Dear radio people, are you building a career or are you just changing jobs?
- Fola Folayan
- Feb 14
- 2 min read

Every time I see a radio presenter announce a move to a new station, the comments are always the same. "Congratulations. Bigger platform. New season. Fresh start."
And I am always happy for them. Movement is not a bad thing.
But I often find myself asking a harder question that we do not like to confront in Nigerian radio. Are we building careers or are we just changing jobs?
There is a difference.
A job is the show you host from 6 to 10. It is your shift. Your contract. Your salary. It is what you do right now to earn a living.

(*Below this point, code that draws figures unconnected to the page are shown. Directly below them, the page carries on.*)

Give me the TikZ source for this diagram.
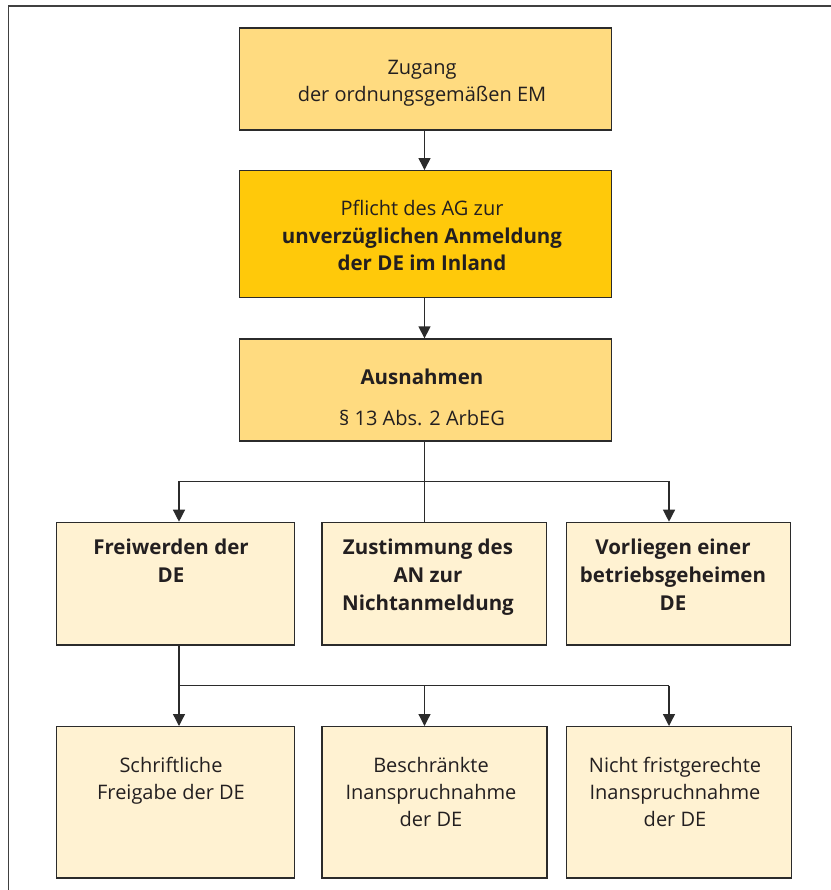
\documentclass[tikz,border=0pt]{standalone}
\usepackage{fontspec}
\setmainfont{Open Sans}
\usetikzlibrary{arrows.meta}
\definecolor{txt}{HTML}{231F20}
\definecolor{edge}{HTML}{2B2B2B}
\definecolor{fillA}{HTML}{FFDB80}
\definecolor{fillB}{HTML}{FFC90A}
\definecolor{fillC}{HTML}{FFF2D2}
\tikzset{
  box/.style={draw=edge, line width=1.3pt, inner sep=0pt},
  lab/.style={anchor=base, inner sep=0pt, text=txt, font=\fontsize{20}{27}\selectfont},
  blab/.style={lab, font=\fontsize{20.5}{27}\selectfont\bfseries},
  conn/.style={draw=edge, line width=1.3pt},
  arr/.style={conn, -{Triangle[length=12pt,width=12pt]}},
  frame/.style={draw=edge!90, line width=1.6pt}
}
\begin{document}
\begin{tikzpicture}[x=1pt,y=-1pt]
\useasboundingbox (0,0) rectangle (830,890);
\draw[frame] (832,6) -- (8.5,6) -- (8.5,892);
% top column
\node[box, fill=fillA, minimum width=372pt, minimum height=102pt] (b1) at (425.5,79) {};
\node[box, fill=fillB, minimum width=372pt, minimum height=127pt] (b2) at (425.5,234.2) {};
\node[box, fill=fillA, minimum width=372pt, minimum height=102pt] (b3) at (425.5,390) {};
% row 2
\node[box, fill=fillC, minimum width=238pt, minimum height=122.7pt] (a) at (175.7,583.7) {};
\node[box, fill=fillC, minimum width=224.5pt, minimum height=122.7pt] (b) at (434.3,583.7) {};
\node[box, fill=fillC, minimum width=224pt, minimum height=122.7pt] (c) at (678.6,583.7) {};
% row 3
\node[box, fill=fillC, minimum width=238pt, minimum height=151.3pt] (d) at (175.7,802.3) {};
\node[box, fill=fillC, minimum width=225pt, minimum height=151.3pt] (e) at (434.6,802.3) {};
\node[box, fill=fillC, minimum width=225pt, minimum height=151.3pt] (f) at (679.2,802.3) {};
% texts
\node[lab] (t1a) at (422,74.7) {Zugang};
\node[lab] (t1b) at (422,101.3) {der ordnungsgemäßen EM};
\node[lab] (t2a) at (422,216) {Pflicht des AG zur};
\node[blab] (t2b) at (422,243.5) {unverzüglichen Anmeldung};
\node[blab] (t2c) at (422,270) {der DE im Inland};
\node[blab] (t3a) at (422,384.3) {Ausnahmen};
\node[lab] (t3b) at (422,425) {§ 13 Abs. 2 ArbEG};
\node[blab] (ta1) at (171,554) {Freiwerden der};
\node[blab] (ta2) at (171,582) {DE};
\node[blab] (tb1) at (428,554) {Zustimmung des};
\node[blab] (tb2) at (428,582) {AN zur};
\node[blab] (tb3) at (428,610) {Nichtanmeldung};
\node[blab] (tc1) at (673,554) {Vorliegen einer};
\node[blab] (tc2) at (673,582) {betriebsgeheimen};
\node[blab] (tc3) at (673,610) {DE};
\node[lab] (td1) at (171,772) {Schriftliche};
\node[lab] (td2) at (171,799) {Freigabe der DE};
\node[lab] (te1) at (431,772) {Beschränkte};
\node[lab] (te2) at (431,799) {Inanspruchnahme};
\node[lab] (te3) at (431,826) {der DE};
\node[lab] (tf1) at (675,772) {Nicht fristgerechte};
\node[lab] (tf2) at (675,799) {Inanspruchnahme};
\node[lab] (tf3) at (675,826) {der DE};
% connectors
\coordinate (s) at (424.5,0);
\coordinate (j1) at (424.5,481.7);
\coordinate (j1l) at (179,481.7);
\coordinate (j1r) at (669,481.7);
\coordinate (j2) at (179,685.7);
\coordinate (j2m) at (424.5,685.7);
\coordinate (j2r) at (669,685.7);
\draw[arr] (s |- b1.south) -- (s |- b2.north);
\draw[arr] (s |- b2.south) -- (s |- b3.north);
\draw[conn] (s |- b3.south) -- (s |- b.north);
\draw[arr] (j1) -- (j1l) -- (j1l |- a.north);
\draw[arr] (j1) -- (j1r) -- (j1r |- c.north);
\draw[arr] (j1l |- a.south) -- (j2 |- d.north);
\draw[conn] (j2) -- (j2r);
\draw[arr] (j2m) -- (j2m |- e.north);
\draw[arr] (j2r) -- (j2r |- f.north);
\end{tikzpicture}
\end{document}
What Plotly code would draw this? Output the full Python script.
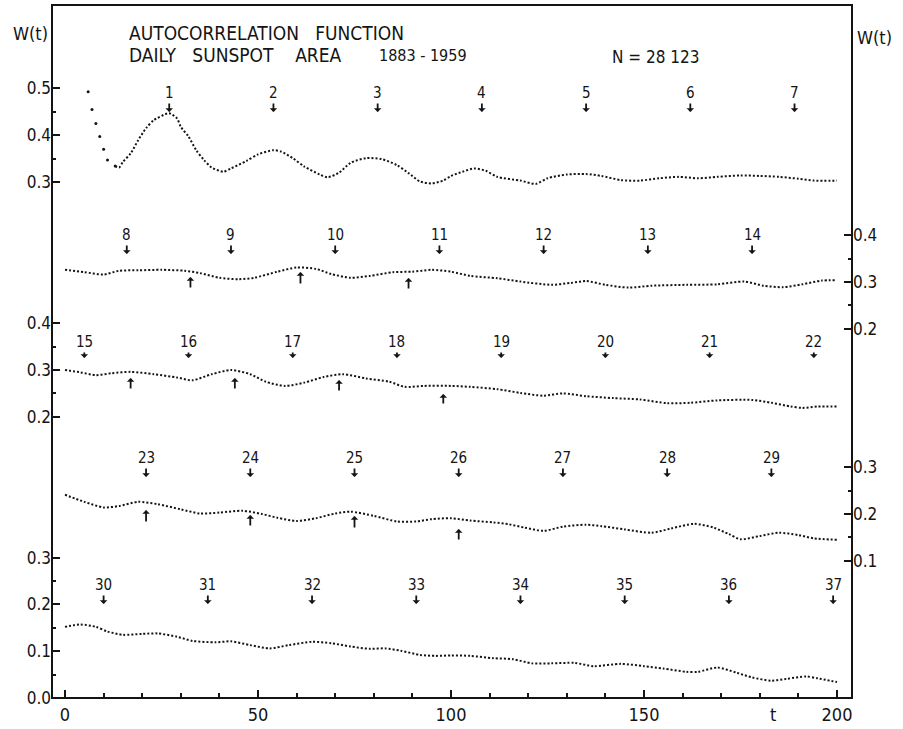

A career is the long game. It is the body of work you are building over time. It is your expertise. Your reputation. Your growth. It compounds. Each step adds to the next.
I have seen presenters move from station to station for years and still carry the exact same job description. On Air Personality. Same format. Same responsibilities. Same skill set. Only the studio backdrop has changed.
That is not necessarily growth. That is movement.
A CV filled with different radio stations can look impressive. But if the depth of your work has not expanded, if your authority has not increased, if your skills have not evolved beyond talking on the mic, then you are not building upward. You are simply relocating sideways.
Radio is changing. Audio is bigger than FM frequency now. There is podcasting. Digital distribution. Audience data. Live experiences. Brand partnerships. Multimedia storytelling. Strategy. Product thinking.
So the real question is not, which station are you at now? The real question is, what are you becoming?
Are you known for something specific? A niche. A subject matter. A voice that shapes conversation.
Are you learning production, programming, audience growth, AI, digital tools?
Are you building intellectual property beyond your salary?
Because if five or ten years pass and the only thing that has changed is your employer, you have to pause and reassess.
There is nothing wrong with changing jobs. Sometimes it is necessary. Sometimes it is strategic. Sometimes it is even survival.
But a career requires intention. It requires stacking skills. It requires stretching yourself beyond comfort. It requires thinking beyond your shift.
Movement is not the same thing as growth.
So to every radio presenter reading this, I ask you gently but honestly:
Are you building something that will outlive your current contract?
Or are you simply waiting for the next offer letter?